Unfortunately, we need cortisol, so there’s no hope of completely eliminating the hormone. Without it, you most likely wouldn’t have lived long enough to be the stressed out adult you are today. When things get particularly tough, cortisol helps us to react more efficiently. However, the hormone is only meant to help us in short term emergencies, such as getting chased by a dog on your way home from work. When we are habitually stressed, the hormone stays in our systems much longer than usual. It’s this overexposure that researchers believe contributes to short-term memory loss. By conducting studies on mice, researchers were able to conclude that this short-term memory loss is most likely to set in when a person is around 65 years of age, according to a press release.

The study, which is published online in the Journal of Neuroscience, explains how cortisol is able to gradually eat away at the synapses in the prefrontal cortex of our brains. This area is responsible for short-term memory. The older we are, the longer our precious memory synapses are exposed to cortisol, and the more we lose. As a result, with age comes poor short-term memory. Prolonged exposure to this stress hormone is also associated with physical problems such as weight gain, digestive problems, and higher blood pressure, according to Mayo Clinic.
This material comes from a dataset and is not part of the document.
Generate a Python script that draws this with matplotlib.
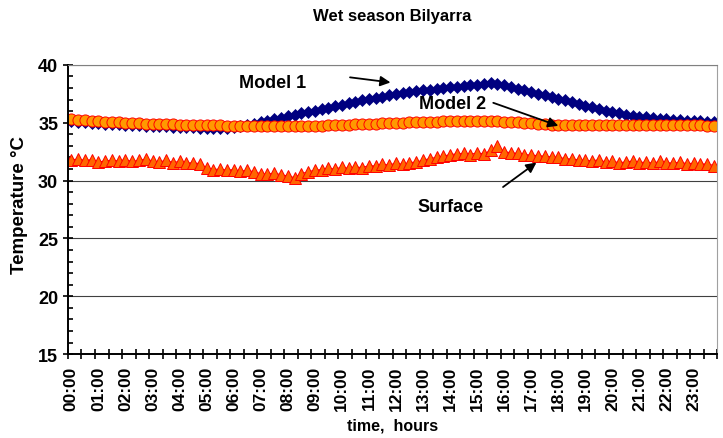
import numpy as np
import matplotlib.pyplot as plt

plt.rcParams['font.family'] = ['Liberation Sans', 'DejaVu Sans']
plt.rcParams['font.weight'] = 'bold'

# 15-minute readings over one day
hour_labels = ["%02d:00" % h for h in range(24)]

model1 = [35.15, 35.10, 35.05, 35.00, 34.95, 34.92, 34.88, 34.85,
          34.82, 34.79, 34.76, 34.74, 34.72, 34.70, 34.68, 34.66,
          34.64, 34.62, 34.60, 34.58, 34.56, 34.55, 34.55, 34.58,
          34.63, 34.72, 34.82, 34.93, 35.05, 35.17, 35.30, 35.42,
          35.55, 35.68, 35.80, 35.93, 36.05, 36.18, 36.30, 36.42,
          36.55, 36.68, 36.80, 36.92, 37.04, 37.15, 37.26, 37.36,
          37.46, 37.55, 37.63, 37.71, 37.79, 37.86, 37.93, 38.00,
          38.06, 38.12, 38.18, 38.24, 38.30, 38.36, 38.40, 38.36,
          38.25, 38.10, 37.95, 37.80, 37.65, 37.50, 37.36, 37.22,
          37.07, 36.92, 36.77, 36.62, 36.47, 36.32, 36.18, 36.05,
          35.92, 35.80, 35.70, 35.61, 35.53, 35.46, 35.40, 35.35,
          35.30, 35.26, 35.22, 35.19, 35.16, 35.13, 35.10, 35.07]

model2 = [35.30, 35.25, 35.20, 35.15, 35.12, 35.10, 35.05, 35.02,
          35.00, 34.98, 34.95, 34.93, 34.90, 34.88, 34.86, 34.85,
          34.83, 34.82, 34.80, 34.79, 34.78, 34.77, 34.76, 34.75,
          34.74, 34.73, 34.72, 34.71, 34.70, 34.69, 34.68, 34.68,
          34.68, 34.69, 34.70, 34.71, 34.73, 34.75, 34.77, 34.79,
          34.81, 34.84, 34.86, 34.88, 34.90, 34.93, 34.95, 34.97,
          34.99, 35.01, 35.03, 35.05, 35.07, 35.08, 35.10, 35.11,
          35.12, 35.13, 35.14, 35.15, 35.15, 35.15, 35.14, 35.12,
          35.10, 35.07, 35.03, 34.99, 34.95, 34.91, 34.87, 34.84,
          34.81, 34.79, 34.78, 34.78, 34.79, 34.80, 34.81, 34.82,
          34.82, 34.83, 34.83, 34.83, 34.83, 34.83, 34.82, 34.82,
          34.81, 34.80, 34.79, 34.78, 34.77, 34.76, 34.75, 34.74]

surface = [31.80, 31.85, 31.75, 31.80, 31.60, 31.70, 31.75, 31.70,
           31.80, 31.65, 31.75, 31.85, 31.70, 31.60, 31.75, 31.55,
           31.65, 31.50, 31.55, 31.45, 31.10, 30.95, 31.00, 30.90,
           30.95, 30.80, 30.90, 30.75, 30.60, 30.55, 30.65, 30.50,
           30.40, 30.25, 30.60, 30.75, 30.90, 30.95, 31.05, 31.00,
           31.15, 31.05, 31.20, 31.10, 31.30, 31.25, 31.40, 31.35,
           31.50, 31.40, 31.55, 31.60, 31.75, 31.90, 32.00, 32.10,
           32.25, 32.30, 32.35, 32.25, 32.40, 32.30, 32.60, 32.95,
           32.50, 32.40, 32.35, 32.25, 32.20, 32.15, 32.10, 32.05,
           32.00, 31.90, 31.85, 31.80, 31.75, 31.70, 31.80, 31.60,
           31.65, 31.55, 31.60, 31.70, 31.55, 31.60, 31.50, 31.65,
           31.55, 31.50, 31.60, 31.45, 31.50, 31.40, 31.45, 31.30]

x = np.arange(len(model1))

fig = plt.figure(figsize=(7.23, 4.39), dpi=100)
ax = fig.add_axes([0.094, 0.191, 0.898, 0.659])

ax.plot(x, model1, color='#000080', marker='D', markersize=6.2, lw=1,
        markeredgecolor='#000080', markeredgewidth=0.5)
ax.plot(x, model2, color='#FF0000', marker='o', markersize=8, lw=0.8,
        markerfacecolor='#FF9900', markeredgecolor='#FF0000', markeredgewidth=0.7)
ax.plot(x, surface, color='#FF0000', marker='^', markersize=8.5, lw=0.8,
        markerfacecolor='#FF6600', markeredgecolor='#FF0000', markeredgewidth=0.7)

ax.set_xlim(-0.5, 95.5)
ax.set_ylim(15, 40)

# hour labels every 4 points, tick marks every 2 points
ax.set_xticks(x[::4])
ax.set_xticklabels(hour_labels, rotation=90, fontsize=12.5, fontweight='bold')
ax.tick_params(axis='x', which='major', length=0, pad=8)
ax.set_xticks(np.arange(-0.5, 96, 2), minor=True)
ax.tick_params(axis='x', which='minor', direction='inout', length=7, width=1.2)

ax.set_yticks([15, 20, 25, 30, 35, 40])
ax.set_yticks(np.arange(15, 41, 1), minor=True)
ax.tick_params(axis='y', which='major', direction='inout', length=7, width=1.2,
               labelsize=13)
ax.tick_params(axis='y', which='minor', direction='in', length=3.5, width=1.2)
for lab in ax.get_yticklabels():
    lab.set_fontweight('bold')

ax.yaxis.grid(True, color='#404040', lw=0.8)
ax.set_axisbelow(True)

ax.spines['left'].set_linewidth(1.4)
ax.spines['bottom'].set_linewidth(1.4)
ax.spines['top'].set_color('#808080')
ax.spines['right'].set_color('#a0a0a0')

ax.set_title("Wet season Bilyarra", fontsize=12, fontweight='bold', pad=32)
ax.set_xlabel("time,  hours", fontsize=11.5, fontweight='bold')
ax.xaxis.set_label_coords(0.5, -0.218)
ax.set_ylabel("Temperature \u00b0C", fontsize=13.5, fontweight='bold')
ax.yaxis.set_label_coords(-0.062, 0.52)

arrow = dict(arrowstyle='-|>', color='black', lw=1.3, mutation_scale=15)
ax.text(29.7, 38.5, "Model 1", fontsize=13, fontweight='bold', ha='center', va='center')
ax.annotate("", xy=(47.6, 38.45), xytext=(40.8, 38.95), arrowprops=arrow)
ax.text(56.4, 36.7, "Model 2", fontsize=13, fontweight='bold', ha='center', va='center')
ax.annotate("", xy=(72.4, 34.65), xytext=(62.0, 36.8), arrowprops=arrow)
ax.text(56.1, 27.8, "Surface", fontsize=13, fontweight='bold', ha='center', va='center')
ax.annotate("", xy=(69.1, 31.7), xytext=(63.5, 29.3), arrowprops=arrow)

fig.savefig("out.png", dpi=100)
It’s not all bad news for us stressed out individuals, however. According to the corresponding author on the study, Jason Radley, the results could potentially be used for treatment of individuals particularly susceptible to high levels of cortisol, such as those living with depression. Researchers found that older mice with low stress hormone levels showed little memory loss, even displaying memory on par with their younger counterparts. Unfortunately, stress hormones are only one of many factors that led to memory loss in old age. Factors such as vitamin deficiency, thyroid problems, alcohol abuse, and dehydration can all contribute to memory loss in older age.

To avoid memory loss, advising someone to simply relax may be easier said than done. Still, regular exercise, staying social, and watching what you eat can help you make small strides toward golden years filled with golden memories.